Despite the lack of rate hike, the market still envisages the bank rate rising to 1% by the end of 2022 as the BoE’s inflation forecast remains elevated. The BoE now expects Consumer Price Inflation (CPI) to peak at around 5% in April 2022 and continue to caution vigilance over the extent to which higher inflation output spills over into higher medium-term inflation expectations.

Attention to US Non-Farm Payrolls Data Following Federal Reserve (Fed) Tapering Announcement

The US Dollar remained well supported against several major currencies yesterday following the Fed’s announcement to begin tapering its $120 billion bond-buying programme on Wednesday. Fed Chair Jerome Powell commented that the speed at which the Fed will taper will be determined on how economic conditions unfold while continuing to adopt a cautious approach. In response to market participants expecting a rate hike in July 2022, Powell commented that it’s too early to speculate on further monetary policy tightening at this stage as they had not yet met the next steps beyond the requirements to begin tapering. The US Dollar index which tracks the US Dollar against a basket of six other currencies reached fresh multi-week highs of 94.50.

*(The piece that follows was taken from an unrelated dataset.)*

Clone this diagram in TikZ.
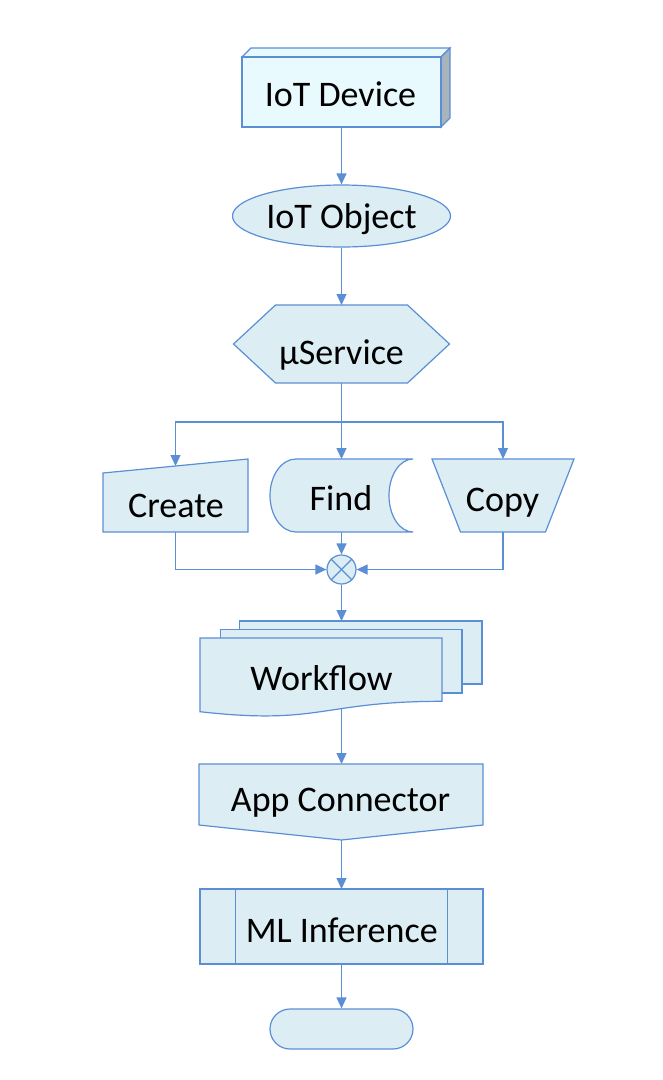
\documentclass[tikz,border=0pt]{standalone}
\usepackage{fontspec}
\setmainfont{Carlito}
\usetikzlibrary{arrows.meta,shapes.geometric,calc}
\definecolor{lnc}{HTML}{5B8FD5}
\definecolor{flc}{HTML}{DCEDF3}
\definecolor{devc}{HTML}{E8FAFE}
\definecolor{sidec}{HTML}{A9B3BB}
\begin{document}
\begin{tikzpicture}[x=1pt,y=-1pt,line width=1.2pt,
  shp/.style={draw=lnc,fill=flc,line join=miter},
  bb/.style={inner sep=0pt,outer sep=0pt,draw=none,rectangle},
  lbl/.style={font=\fontsize{36}{40}\selectfont,inner sep=0pt,anchor=base,text=black},
  arr/.style={draw=lnc,-{Triangle[length=11pt,width=10pt]}},
  conn/.style={draw=lnc}]
\useasboundingbox (0,0) rectangle (662,1080);

% IoT Device (3D box)
\node[bb,minimum width=199,minimum height=70] (dev) at (341.5,92) {};
\draw[draw=lnc,fill=devc,line join=miter] (dev.north west) -- ++(9,-9) -- ($(dev.north east)+(9,-9)$) -- (dev.north east) -- cycle;
\draw[draw=lnc,fill=sidec,line join=miter] (dev.north east) -- ++(9,-9) -- ($(dev.south east)+(9,-9)$) -- (dev.south east) -- cycle;
\draw[draw=lnc,fill=devc] (dev.north west) rectangle (dev.south east);
\node[lbl] (devt) at (340.5,106.5) {IoT Device};

% IoT Object
\node[ellipse,shp,inner sep=0pt,minimum width=218,minimum height=62] (obj) at (341.5,216) {};
\node[lbl] (objt) at (341.5,228) {IoT Object};
\draw[arr] (dev.south) -- (obj.north);

% microservice hexagon
\node[bb,minimum width=216,minimum height=78] (svc) at (341.5,344) {};
\draw[shp] (233.5,344) -- (275.5,305) -- (407.5,305) -- (449.5,344) -- (407.5,383) -- (275.5,383) -- cycle;
\node[lbl] (svct) at (341.5,364) {µService};
\draw[arr] (obj.south) -- (svc.north);

% Create (manual input)
\node[bb,minimum width=145,minimum height=73] (create) at (175.5,495.5) {};
\draw[shp] (103,473) -- (248,459) -- (248,532) -- (103,532) -- cycle;
\node[lbl] (createt) at (176,517.5) {Create};

% Find (stored data)
\node[bb,minimum width=143,minimum height=73] (find) at (341.5,495.5) {};
\draw[shp] (296,459) -- (413,459)
  .. controls (399.7,459) and (389,475.3) .. (389,495.5)
  .. controls (389,515.7) and (399.7,532) .. (413,532)
  -- (296,532)
  .. controls (281.6,532) and (270,515.7) .. (270,495.5)
  .. controls (270,475.3) and (281.6,459) .. (296,459) -- cycle;
\node[lbl] (findt) at (341,510.7) {Find};

% Copy (manual operation)
\node[bb,minimum width=142,minimum height=73] (copy) at (503,495.5) {};
\draw[shp] (432,459) -- (574,459) -- (545.5,532) -- (460.5,532) -- cycle;
\node[lbl] (copyt) at (502.5,511.7) {Copy};

% branch
\coordinate (br) at (341.5,422);
\draw[conn] (svc.south) -- (br);
\draw[arr] (br) -| ([yshift=-7pt]create.north);
\draw[arr] (br) -- (find.north);
\draw[arr] (br) -| (copy.north);

% summing junction
\node[circle,shp,inner sep=0pt,minimum size=29] (sum) at (341.5,569.5) {};
\draw[conn] (sum.north east) -- (sum.south west);
\draw[conn] (sum.north west) -- (sum.south east);
\draw[arr] (create.south) |- (sum.west);
\draw[arr] (find.south) -- (sum.north);
\draw[arr] (copy.south) |- (sum.east);

% Workflow (multi document)
\node[bb,minimum width=282,minimum height=91] (wf) at (341,666.5) {};
\draw[shp] (239.5,621) rectangle (482,684);
\draw[shp] (220.5,629.5) rectangle (462,693);
\draw[shp] (200,638) -- (442,638) -- (442,701.3)
  .. controls (321,701.3) and (321,725.4) .. (200,711.7) -- cycle;
\node[lbl] (wft) at (321.5,690) {Workflow};
\coordinate (wfout) at (341.5,708.6);
\draw[arr] (sum.south) -- (wf.north -| sum.south);

% App Connector (off-page connector)
\node[bb,minimum width=283,minimum height=76] (app) at (341.5,802) {};
\draw[shp] (199,764) -- (483,764) -- (483,825) -- (341.5,840) -- (199,825) -- cycle;
\node[lbl] (appt) at (340.5,811) {App Connector};
\draw[arr] (wfout) -- (app.north);

% ML Inference (predefined process)
\node[bb,minimum width=283,minimum height=75] (ml) at (341.5,926.5) {};
\draw[shp] (ml.north west) rectangle (ml.south east);
\draw[conn] (235.7,889) -- (235.7,964);
\draw[conn] (447.7,889) -- (447.7,964);
\node[lbl] (mlt) at (341.7,942.7) {ML Inference};
\draw[arr] (app.south) -- (ml.north);

% Terminator
\node[shp,rectangle,rounded corners=20pt,inner sep=0pt,minimum width=143,minimum height=40] (term) at (341.5,1029) {};
\draw[arr] (ml.south) -- (term.north);
\end{tikzpicture}
\end{document}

Wrapping up a busy week, markets will await the monthly US jobs report later today for further guidance on the pace of economic recovery. Consensus forecasts have pointed towards 425k new jobs in October, compared to 195k additional jobs added in September.

Focus Remains On Economic Data With European Central Bank (ECB) Expected To Keep Monetary Policy Unchanged

Yesterday, we saw the German Factory Orders Month-on-Month (GFO MoM) read slightly below forecast at 1.3% (versus a forecast of 1.7%) but representing a healthy increase from the -8.8% the previous month. Although not a significant mover for currency markets, it is a leading indicator of production in the EU’s largest economy. Elsewhere, we had Eurozone Services Purchasing Managers’ Index (PMI) revised marginally lower to 54.6 from the flash reading of 54.7.

Looking ahead to today, we have already seen German Industrial Production Month-on-Month (GIP MoM) figures read lower than forecast at -1.1% versus a forecast of 1.1%. Like Factory Orders (FO), it is not a huge mover for the Euro but is a leading indicator of economic health in Germany. In addition, we have European Retail Sales Month-on-Month (ERS MoM) due this morning. The expectation is retail sales to read 0.2%, marginally lower than the 0.3% reading the month prior.